Advanced configuration

This example shows how to configure Skeema to use the following set of rules:

  • Development
    • MySQL instances are located on each engineer’s local dev box
    • Be fully permissive about dropping tables or columns in dev, regardless of table size
    • Just use standard ALTERs, no online DDL or external OSC tool in dev
  • Any environment EXCEPT development
    • Only automatically permit unsafe changes for tables that have no rows. For any table with at least one row, force the user to supply --allow-unsafe on the command-line to confirm when needed.
    • When ALTERing any table 1GB or larger, use pt-online-schema-change
    • When ALTERing any table below 1GB, use online DDL. (Some specific ALTERs will fail due to requiring offline DDL; in this case the user can supply --skip-alter-algorithm and --skip-alter-lock as needed.)
  • Staging
    • Has its own mysql instance, reached via TCP/IP, on a nonstandard port
  • Production
    • Has its own mysql instance, reached via TCP/IP, on the standard 3306 port
alter-wrapper="/usr/local/bin/pt-online-schema-change --execute --alter {CLAUSES} D={SCHEMA},t={TABLE},h={HOST},P={PORT},u={USER},p={PASSWORDX}"
alter-wrapper-min-size=1g
alter-algorithm=inplace
alter-lock=none
safe-below-size=1

[development]
host=localhost
socket=/var/lib/mysql/mysql.sock
allow-unsafe
skip-alter-wrapper
skip-alter-algorithm
skip-alter-lock

[staging]
host=staging-db.mycompany.com
port=3333

[production]
host=prod-db.mycompany.com

Note that the lines at the top of the file (prior to any named section) will apply to all environments. But then the [development] environment overrides a few settings, and these overrides take precedence when using the environment.

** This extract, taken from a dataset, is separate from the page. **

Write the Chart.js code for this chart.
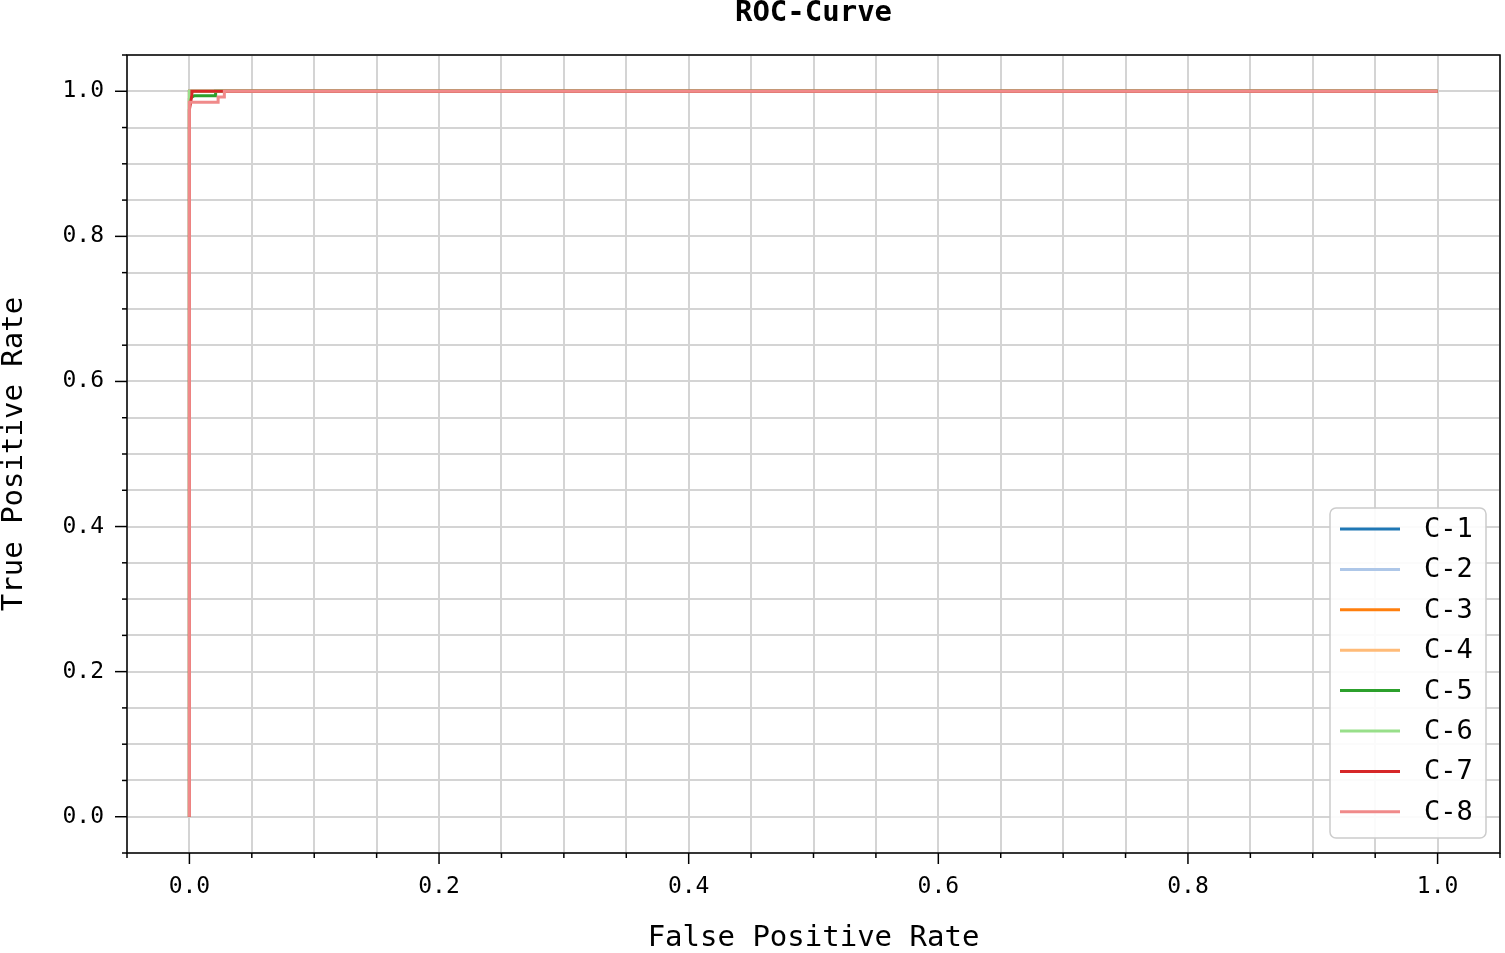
<!DOCTYPE html>
<html>
<head>
<meta charset="utf-8">
<script src="https://cdn.jsdelivr.net/npm/chart.js@4/dist/chart.umd.min.js"></script>
<style>
  html, body { margin: 0; padding: 0; background: #fff; }
  #wrap { width: 1505px; height: 953px; }
</style>
</head>
<body>
<div id="wrap"><canvas id="rocChart"></canvas></div>
<script>
// class names and colours (tab20 style)
const classNames = ['C-1', 'C-2', 'C-3', 'C-4', 'C-5', 'C-6', 'C-7', 'C-8'];
const classColors = ['#1f77b4', '#aec7e8', '#ff7f0e', '#ffbb78', '#2ca02c', '#98df8a', '#d62728', '#f08a8a'];

// ROC points per class (false positive rate / true positive rate)
const fpr1 = [0, 0, 1];
const tpr1 = [0, 1, 1];
const fpr2 = [0, 0, 1];
const tpr2 = [0, 1, 1];
const fpr3 = [0, 0, 1];
const tpr3 = [0, 1, 1];
const fpr4 = [0, 0, 1];
const tpr4 = [0, 1, 1];
const fpr5 = [0, 0, 0.004, 0.021, 0.021, 1];
const tpr5 = [0, 0.99, 0.994, 0.994, 1, 1];
const fpr6 = [0, 0, 1];
const tpr6 = [0, 1, 1];
const fpr7 = [0, 0, 0.002, 0.002, 1];
const tpr7 = [0, 0.975, 0.995, 1, 1];
const fpr8 = [0, 0, 0.023, 0.023, 0.028, 0.028, 1];
const tpr8 = [0, 0.985, 0.985, 0.992, 0.992, 1, 1];

const fprList = [fpr1, fpr2, fpr3, fpr4, fpr5, fpr6, fpr7, fpr8];
const tprList = [tpr1, tpr2, tpr3, tpr4, tpr5, tpr6, tpr7, tpr8];

const majorTicks = [0, 0.2, 0.4, 0.6, 0.8, 1.0];

const FONT = "'DejaVu Sans Mono', 'Liberation Mono', monospace";

function isMajor(v) {
    return majorTicks.some(m => Math.abs(m - v) < 1e-6);
}

// later classes are drawn on top (lower order = drawn last)
const datasets = classNames.map((name, i) => ({
    label: name,
    data: fprList[i].map((x, j) => ({ x: x, y: tprList[i][j] })),
    borderColor: classColors[i],
    backgroundColor: classColors[i],
    borderWidth: 3,
    pointRadius: 0,
    showLine: true,
    fill: false,
    tension: 0,
    order: classNames.length - i
}));

// frame, tick marks, title and legend drawn on top of the chart
const framePlugin = {
    id: 'framePlugin',
    afterDraw(chart) {
        const ctx = chart.ctx;
        const area = chart.chartArea;
        const xs = chart.scales.x;
        const ys = chart.scales.y;
        ctx.save();

        // box round plot area
        ctx.strokeStyle = '#000';
        ctx.lineWidth = 1.5;
        ctx.strokeRect(area.left, area.top, area.right - area.left, area.bottom - area.top);

        // tick marks: long on labelled values, short elsewhere
        xs.ticks.forEach(t => {
            const px = xs.getPixelForValue(t.value);
            const len = isMajor(t.value) ? 11 : 5;
            ctx.beginPath();
            ctx.moveTo(px, area.bottom);
            ctx.lineTo(px, area.bottom + len);
            ctx.stroke();
        });
        ys.ticks.forEach(t => {
            const py = ys.getPixelForValue(t.value);
            const len = isMajor(t.value) ? 12 : 5;
            ctx.beginPath();
            ctx.moveTo(area.left, py);
            ctx.lineTo(area.left - len, py);
            ctx.stroke();
        });

        // title
        ctx.fillStyle = '#000';
        ctx.font = 'bold 29px ' + FONT;
        ctx.textAlign = 'center';
        ctx.textBaseline = 'middle';
        ctx.fillText('ROC-Curve', (area.left + area.right) / 2, 13);

        // legend box in lower right corner
        const boxW = 156, boxH = 330;
        const bx = area.right - 14 - boxW;
        const by = area.bottom - 15 - boxH;
        ctx.beginPath();
        ctx.roundRect(bx, by, boxW, boxH, 6);
        ctx.fillStyle = 'rgba(255,255,255,0.9)';
        ctx.fill();
        ctx.strokeStyle = '#cccccc';
        ctx.lineWidth = 1.5;
        ctx.stroke();

        ctx.font = '27px ' + FONT;
        ctx.textAlign = 'left';
        chart.data.datasets.forEach((ds, i) => {
            const ly = by + 21 + i * 40.4;
            ctx.strokeStyle = ds.borderColor;
            ctx.lineWidth = 3;
            ctx.beginPath();
            ctx.moveTo(bx + 10, ly);
            ctx.lineTo(bx + 70, ly);
            ctx.stroke();
            ctx.fillStyle = '#000';
            ctx.fillText(ds.label, bx + 94, ly + 1);
        });

        ctx.restore();
    }
};

const ctx = document.getElementById('rocChart').getContext('2d');

new Chart(ctx, {
    type: 'scatter',
    data: { datasets: datasets },
    options: {
        responsive: true,
        maintainAspectRatio: false,
        animation: false,
        layout: { padding: { top: 55, right: 5, left: 0, bottom: 0 } },
        scales: {
            x: {
                type: 'linear',
                min: -0.05,
                max: 1.05,
                afterFit: s => { s.height = 100; s.paddingLeft = 0; s.paddingRight = 0; },
                grid: { color: '#d4d4d4', lineWidth: 2, drawTicks: false },
                border: { display: false },
                ticks: {
                    stepSize: 0.05,
                    autoSkip: false,
                    maxRotation: 0,
                    padding: 20,
                    color: '#000',
                    font: { family: FONT, size: 23 },
                    callback: v => isMajor(v) ? Math.abs(v).toFixed(1) : ''
                },
                title: {
                    display: true,
                    text: 'False Positive Rate',
                    color: '#000',
                    font: { family: FONT, size: 29, lineHeight: 1 },
                    padding: 0
                }
            },
            y: {
                type: 'linear',
                min: -0.05,
                max: 1.05,
                afterFit: s => { s.width = 127; s.paddingTop = 0; s.paddingBottom = 0; },
                grid: { color: '#d4d4d4', lineWidth: 2, drawTicks: false },
                border: { display: false },
                ticks: {
                    stepSize: 0.05,
                    autoSkip: false,
                    padding: 23,
                    color: '#000',
                    font: { family: FONT, size: 23 },
                    callback: v => isMajor(v) ? Math.abs(v).toFixed(1) : ''
                },
                title: {
                    display: true,
                    text: 'True Positive Rate',
                    color: '#000',
                    font: { family: FONT, size: 29, lineHeight: 1 },
                    padding: 0
                }
            }
        },
        plugins: {
            legend: { display: false },
            title: { display: false },
            tooltip: { enabled: false }
        }
    },
    plugins: [framePlugin]
});
</script>
</body>
</html>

The above example is assuming a .skeema file located in a host-level directory. Alternatively, you could apply this configuration at an individual schema level by putting it in a schema directory’s .skeema file, minus all the host, port, and socket lines. This permits you to have a different configuration for specific schemas that need special-case logic.

Or if you have multiple distinct database clusters, and you want them to all follow this logic, you could put this configuration at a global level (/etc/skeema, /usr/local/etc/skeema, or ~/.skeema), again minus all the host, port, and socket lines. You can still override specific settings on a per-host and/or per-schema basis, in the .skeema file corresponding to their directories.